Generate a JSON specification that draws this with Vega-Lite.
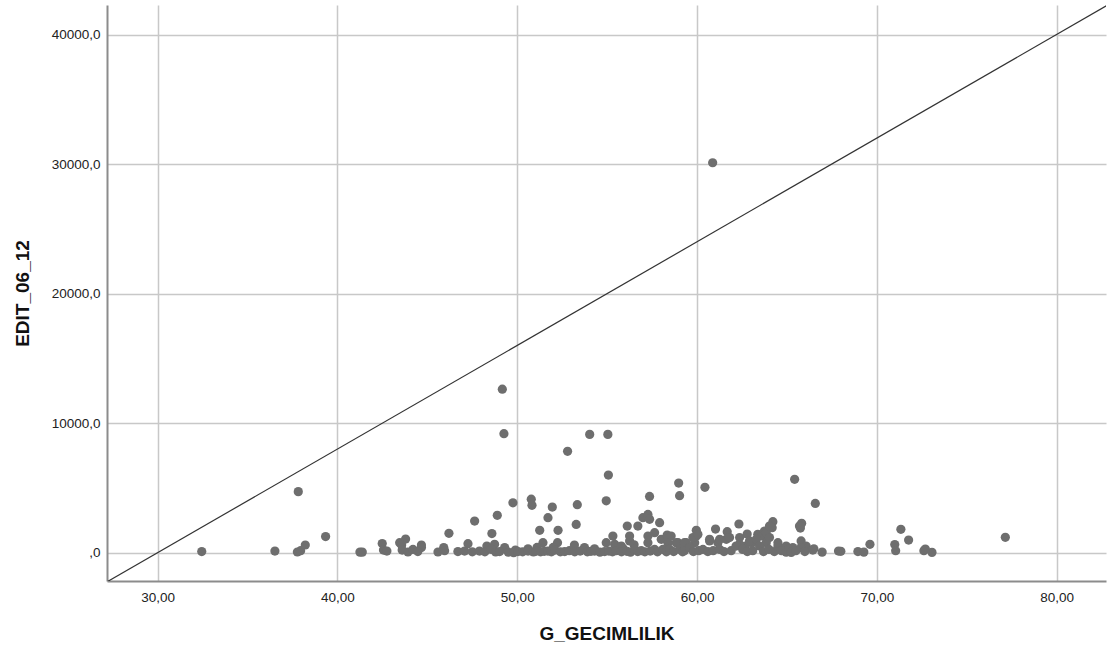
{
  "$schema": "https://vega.github.io/schema/vega-lite/v6.json",
  "width": 999,
  "height": 576,
  "autosize": "none",
  "padding": {"left": 107, "top": 5, "right": 4, "bottom": 74},
  "background": "white",
  "config": {
    "view": {"stroke": null},
    "font": "Liberation Sans",
    "axis": {
      "gridColor": "#c8c8c8",
      "gridWidth": 1.5,
      "domainColor": "#8c8c8c",
      "domainWidth": 2,
      "ticks": false,
      "labelFont": "Liberation Sans",
      "labelFontSize": 13.5,
      "labelColor": "#222222",
      "titleFont": "Liberation Sans",
      "titleFontSize": 19,
      "titleFontWeight": "bold",
      "titleColor": "#111111"
    }
  },
  "datasets": {
    "pts": [
      {"g": 60.87, "e": 30100}, {"g": 49.17, "e": 12620}, {"g": 49.26, "e": 9180}, {"g": 54.03, "e": 9130}, {"g": 55.04, "e": 9130},
      {"g": 52.80, "e": 7820}, {"g": 55.07, "e": 5990}, {"g": 58.98, "e": 5370}, {"g": 60.44, "e": 5040}, {"g": 59.03, "e": 4400},
      {"g": 57.36, "e": 4340}, {"g": 54.95, "e": 4000}, {"g": 53.34, "e": 3700}, {"g": 49.76, "e": 3850}, {"g": 50.78, "e": 4130},
      {"g": 50.82, "e": 3650}, {"g": 51.95, "e": 3520}, {"g": 37.82, "e": 4710}, {"g": 39.34, "e": 1240}, {"g": 65.43, "e": 5660},
      {"g": 66.58, "e": 3800}, {"g": 65.82, "e": 2260}, {"g": 65.75, "e": 1900}, {"g": 64.22, "e": 2390}, {"g": 64.18, "e": 1930},
      {"g": 71.34, "e": 1800}, {"g": 71.77, "e": 970}, {"g": 77.15, "e": 1180}, {"g": 69.62, "e": 640}, {"g": 71.0, "e": 620},
      {"g": 71.05, "e": 150}, {"g": 72.62, "e": 150}, {"g": 73.07, "e": 20}, {"g": 72.7, "e": 280},
      {"g": 38.21, "e": 590}, {"g": 42.49, "e": 700}, {"g": 43.46, "e": 770}, {"g": 43.79, "e": 1050}, {"g": 43.57, "e": 590},
      {"g": 44.67, "e": 590}, {"g": 44.67, "e": 390}, {"g": 45.91, "e": 390}, {"g": 46.2, "e": 1490}, {"g": 47.26, "e": 690},
      {"g": 47.63, "e": 2440}, {"g": 48.31, "e": 510}, {"g": 48.59, "e": 1470}, {"g": 48.89, "e": 2880}, {"g": 48.74, "e": 640},
      {"g": 49.3, "e": 390}, {"g": 51.43, "e": 770}, {"g": 51.25, "e": 1720}, {"g": 51.71, "e": 2700}, {"g": 52.27, "e": 1720},
      {"g": 52.24, "e": 770}, {"g": 53.28, "e": 2180}, {"g": 53.18, "e": 590}, {"g": 53.74, "e": 390}, {"g": 54.95, "e": 770},
      {"g": 55.32, "e": 1280}, {"g": 55.42, "e": 640}, {"g": 55.79, "e": 510}, {"g": 56.12, "e": 2050}, {"g": 56.25, "e": 900},
      {"g": 56.25, "e": 1280}, {"g": 56.71, "e": 2050}, {"g": 56.99, "e": 2700}, {"g": 57.27, "e": 2950}, {"g": 57.36, "e": 2570},
      {"g": 57.27, "e": 1280}, {"g": 57.64, "e": 1540}, {"g": 57.92, "e": 2310}, {"g": 58.01, "e": 1030}, {"g": 57.27, "e": 770},
      {"g": 58.34, "e": 1360}, {"g": 58.56, "e": 1280}, {"g": 59.96, "e": 1720}, {"g": 61.03, "e": 1820}, {"g": 61.68, "e": 1620},
      {"g": 62.33, "e": 2210}, {"g": 62.79, "e": 1430}, {"g": 63.38, "e": 1410}, {"g": 63.75, "e": 1670}, {"g": 64.5, "e": 510},
      {"g": 63.63, "e": 1280}, {"g": 63.85, "e": 770}, {"g": 63.06, "e": 770}, {"g": 62.69, "e": 510}, {"g": 62.36, "e": 640},
      {"g": 61.63, "e": 1030}, {"g": 61.16, "e": 770}, {"g": 60.7, "e": 1030}, {"g": 59.96, "e": 1280}, {"g": 59.87, "e": 770},
      {"g": 59.4, "e": 770}, {"g": 58.94, "e": 770}, {"g": 58.38, "e": 770}, {"g": 59.77, "e": 1160}, {"g": 60.05, "e": 1410},
      {"g": 63.85, "e": 1540}, {"g": 64.03, "e": 2050}, {"g": 64.03, "e": 1160}, {"g": 64.5, "e": 770}, {"g": 65.7, "e": 2050},
      {"g": 65.79, "e": 900}, {"g": 64.96, "e": 510}, {"g": 65.33, "e": 390}, {"g": 66.07, "e": 510}, {"g": 58.84, "e": 770},
      {"g": 59.3, "e": 770}, {"g": 60.7, "e": 900}, {"g": 61.26, "e": 1030}, {"g": 61.81, "e": 1160}, {"g": 62.37, "e": 1160},
      {"g": 62.92, "e": 900}, {"g": 63.3, "e": 1030}, {"g": 56.5, "e": 600}, {"g": 55.9, "e": 300}, {"g": 50.6, "e": 300},
      {"g": 51.1, "e": 400}, {"g": 54.3, "e": 300}, {"g": 52.0, "e": 400}, {"g": 66.5, "e": 300}, {"g": 49.9, "e": 200},
      {"g": 32.45, "e": 80}, {"g": 36.52, "e": 120}, {"g": 37.77, "e": 50}, {"g": 37.95, "e": 150}, {"g": 41.25, "e": 40},
      {"g": 41.38, "e": 40}, {"g": 42.56, "e": 200}, {"g": 42.75, "e": 120}, {"g": 43.6, "e": 200}, {"g": 43.92, "e": 50},
      {"g": 44.2, "e": 250}, {"g": 44.47, "e": 80}, {"g": 45.59, "e": 50}, {"g": 45.96, "e": 150}, {"g": 46.7, "e": 80},
      {"g": 47.07, "e": 120}, {"g": 47.5, "e": 60}, {"g": 47.9, "e": 120}, {"g": 48.2, "e": 60}, {"g": 48.56, "e": 250},
      {"g": 48.8, "e": 50}, {"g": 49.02, "e": 80}, {"g": 49.5, "e": 40}, {"g": 49.8, "e": 0}, {"g": 50.04, "e": 80},
      {"g": 50.3, "e": 60}, {"g": 50.6, "e": 120}, {"g": 50.9, "e": 50}, {"g": 51.06, "e": 120}, {"g": 51.3, "e": 60},
      {"g": 51.5, "e": 100}, {"g": 51.7, "e": 120}, {"g": 51.9, "e": 60}, {"g": 52.1, "e": 200}, {"g": 52.4, "e": 60},
      {"g": 52.64, "e": 80}, {"g": 52.9, "e": 150}, {"g": 53.2, "e": 60}, {"g": 53.5, "e": 120}, {"g": 53.9, "e": 60},
      {"g": 54.1, "e": 100}, {"g": 54.3, "e": 120}, {"g": 54.6, "e": 40}, {"g": 54.86, "e": 80}, {"g": 55.1, "e": 120},
      {"g": 55.3, "e": 60}, {"g": 55.5, "e": 150}, {"g": 55.8, "e": 60}, {"g": 56.1, "e": 100}, {"g": 56.3, "e": 40},
      {"g": 56.53, "e": 250}, {"g": 56.7, "e": 80}, {"g": 56.9, "e": 150}, {"g": 57.1, "e": 60}, {"g": 57.4, "e": 120},
      {"g": 57.64, "e": 250}, {"g": 57.8, "e": 60}, {"g": 58.1, "e": 250}, {"g": 58.3, "e": 60}, {"g": 58.48, "e": 250},
      {"g": 58.7, "e": 80}, {"g": 59.04, "e": 250}, {"g": 59.2, "e": 60}, {"g": 59.3, "e": 150}, {"g": 59.59, "e": 390},
      {"g": 59.8, "e": 80}, {"g": 60.1, "e": 150}, {"g": 60.33, "e": 250}, {"g": 60.6, "e": 80}, {"g": 60.9, "e": 150},
      {"g": 61.26, "e": 250}, {"g": 61.5, "e": 80}, {"g": 61.9, "e": 150}, {"g": 62.17, "e": 510}, {"g": 62.54, "e": 250},
      {"g": 62.8, "e": 80}, {"g": 63.1, "e": 150}, {"g": 63.48, "e": 510}, {"g": 63.7, "e": 80}, {"g": 64.0, "e": 250},
      {"g": 64.3, "e": 80}, {"g": 64.7, "e": 150}, {"g": 64.96, "e": 40}, {"g": 65.1, "e": 250}, {"g": 65.24, "e": 20},
      {"g": 65.5, "e": 150}, {"g": 65.79, "e": 390}, {"g": 66.0, "e": 80}, {"g": 66.44, "e": 200}, {"g": 66.96, "e": 40},
      {"g": 67.87, "e": 120}, {"g": 68.0, "e": 100}, {"g": 68.95, "e": 80}, {"g": 69.28, "e": 40}
    ],
    "ref": [
      {"g": 25, "e": -4000}, {"g": 85, "e": 44000}
    ]
  },
  "layer": [
    {
      "data": {"name": "ref"},
      "mark": {"type": "line", "color": "#333333", "strokeWidth": 1.2, "clip": true},
      "encoding": {
        "x": {"field": "g", "type": "quantitative"},
        "y": {"field": "e", "type": "quantitative"}
      }
    },
    {
      "data": {"name": "pts"},
      "mark": {"type": "circle", "color": "#6e6e6e", "opacity": 1, "size": 85},
      "encoding": {
        "x": {
          "field": "g", "type": "quantitative",
          "scale": {"domain": [27.18, 82.75], "nice": false, "zero": false},
          "axis": {
            "title": "G_GECIMLILIK",
            "values": [30, 40, 50, 60, 70, 80],
            "labelExpr": "replace(format(datum.value, '.2f'), '.', ',')",
            "labelPadding": 9,
            "titlePadding": 21
          }
        },
        "y": {
          "field": "e", "type": "quantitative",
          "scale": {"domain": [-2190, 42280], "nice": false, "zero": false},
          "axis": {
            "title": "EDIT_06_12",
            "values": [0, 10000, 20000, 30000, 40000],
            "labelExpr": "datum.value == 0 ? ',0' : replace(format(datum.value, '.1f'), '.', ',')",
            "labelPadding": 7,
            "titlePadding": 19
          }
        }
      }
    }
  ]
}
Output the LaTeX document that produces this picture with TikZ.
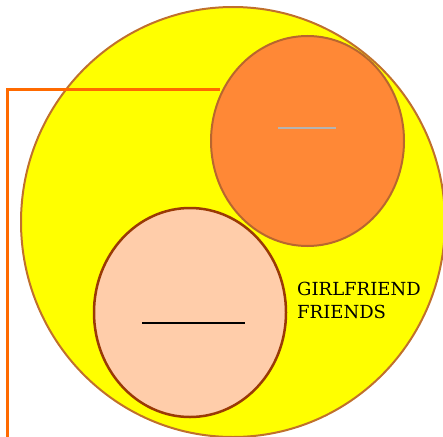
\documentclass[tikz,border=0pt]{standalone}
\usepackage{fontspec}
\newfontfamily\lblfamily{DejaVu Serif}
\usetikzlibrary{shapes.geometric}
\definecolor{bigfill}{HTML}{FFFF00}
\definecolor{bigdraw}{HTML}{C0702C}
\definecolor{orfill}{HTML}{FF8836}
\definecolor{ordraw}{HTML}{B8662E}
\definecolor{pcfill}{HTML}{FFCDAA}
\definecolor{pcdraw}{HTML}{9A3A06}
\definecolor{linkcol}{HTML}{FF6A00}
\definecolor{bargray}{HTML}{B4B4B4}
\tikzset{
  blob/.style={ellipse, inner sep=0pt, outer sep=0pt},
  link/.style={draw=linkcol, line width=3pt},
  lbl/.style={inner sep=0pt}
}
\newcommand{\lblfont}{\lblfamily\fontsize{18pt}{23pt}\selectfont}
\begin{document}
\begin{tikzpicture}[x=1pt,y=-1pt]
\useasboundingbox (0,0) rectangle (443,436);
\clip (0,0) rectangle (443,436);
\node[blob, fill=bigfill, draw=bigdraw, line width=2pt, minimum width=424pt, minimum height=430pt] (big) at (233,222) {};
\coordinate (start) at (7.5,440);
\coordinate (end) at (220,89.5);
\draw[link] (start) |- (end);
\node[blob, fill=orfill, draw=ordraw, line width=2pt, minimum width=193pt, minimum height=210pt] (orange) at (307.5,141) {};
\node[blob, fill=pcfill, draw=pcdraw, line width=2.5pt, minimum width=192pt, minimum height=209pt] (peach) at (190,312.5) {};
\coordinate (g1) at (278,128);
\coordinate (g2) at (336,128);
\draw[bargray, line width=2pt] (g1) -- (g2);
\coordinate (b1) at (142,323);
\coordinate (b2) at (245,323);
\draw[black, line width=1.3pt] (b1) -- (b2);
\node[lbl, anchor=base west] (txt1) at (297,295) {\lblfont GIRLFRIEND};
\node[lbl, anchor=base west] (txt2) at (297,318) {\lblfont FRIENDS};
\end{tikzpicture}
\end{document}
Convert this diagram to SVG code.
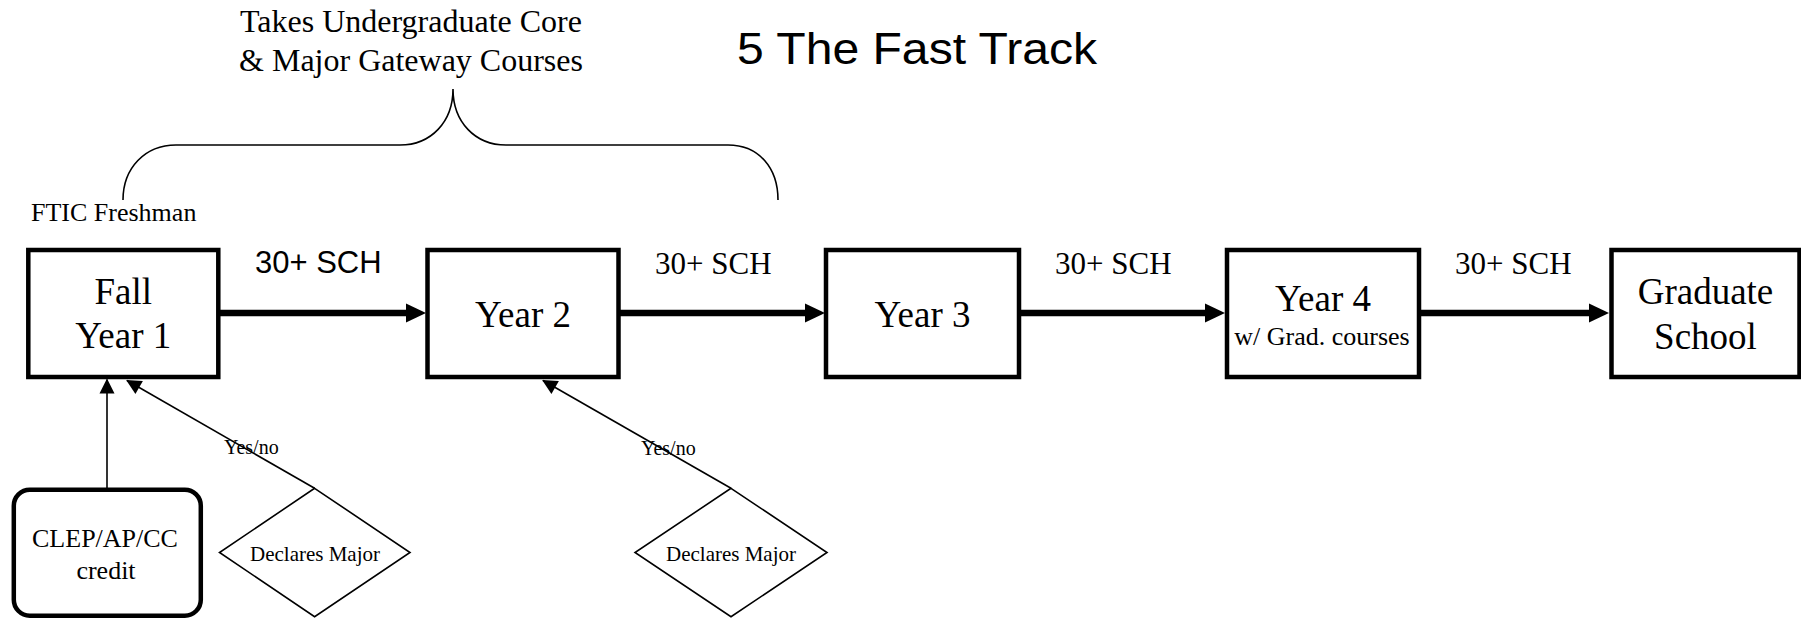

Work to do =
Write down exactly the lines running from the line with "Output the LaTeX" through the end of the material, both ends included, and none of the pictures.

Correct result =
Output the LaTeX document that produces this picture with TikZ.
\documentclass[tikz,border=0pt]{standalone}
\usepackage{fontspec}
\newfontfamily\lblfamily{DejaVu Serif}
\usetikzlibrary{shapes.geometric}
\definecolor{bigfill}{HTML}{FFFF00}
\definecolor{bigdraw}{HTML}{C0702C}
\definecolor{orfill}{HTML}{FF8836}
\definecolor{ordraw}{HTML}{B8662E}
\definecolor{pcfill}{HTML}{FFCDAA}
\definecolor{pcdraw}{HTML}{9A3A06}
\definecolor{linkcol}{HTML}{FF6A00}
\definecolor{bargray}{HTML}{B4B4B4}
\tikzset{
  blob/.style={ellipse, inner sep=0pt, outer sep=0pt},
  link/.style={draw=linkcol, line width=3pt},
  lbl/.style={inner sep=0pt}
}
\newcommand{\lblfont}{\lblfamily\fontsize{18pt}{23pt}\selectfont}
\begin{document}
\begin{tikzpicture}[x=1pt,y=-1pt]
\useasboundingbox (0,0) rectangle (443,436);
\clip (0,0) rectangle (443,436);
\node[blob, fill=bigfill, draw=bigdraw, line width=2pt, minimum width=424pt, minimum height=430pt] (big) at (233,222) {};
\coordinate (start) at (7.5,440);
\coordinate (end) at (220,89.5);
\draw[link] (start) |- (end);
\node[blob, fill=orfill, draw=ordraw, line width=2pt, minimum width=193pt, minimum height=210pt] (orange) at (307.5,141) {};
\node[blob, fill=pcfill, draw=pcdraw, line width=2.5pt, minimum width=192pt, minimum height=209pt] (peach) at (190,312.5) {};
\coordinate (g1) at (278,128);
\coordinate (g2) at (336,128);
\draw[bargray, line width=2pt] (g1) -- (g2);
\coordinate (b1) at (142,323);
\coordinate (b2) at (245,323);
\draw[black, line width=1.3pt] (b1) -- (b2);
\node[lbl, anchor=base west] (txt1) at (297,295) {\lblfont GIRLFRIEND};
\node[lbl, anchor=base west] (txt2) at (297,318) {\lblfont FRIENDS};
\end{tikzpicture}
\end{document}
Convert this diagram to SVG code.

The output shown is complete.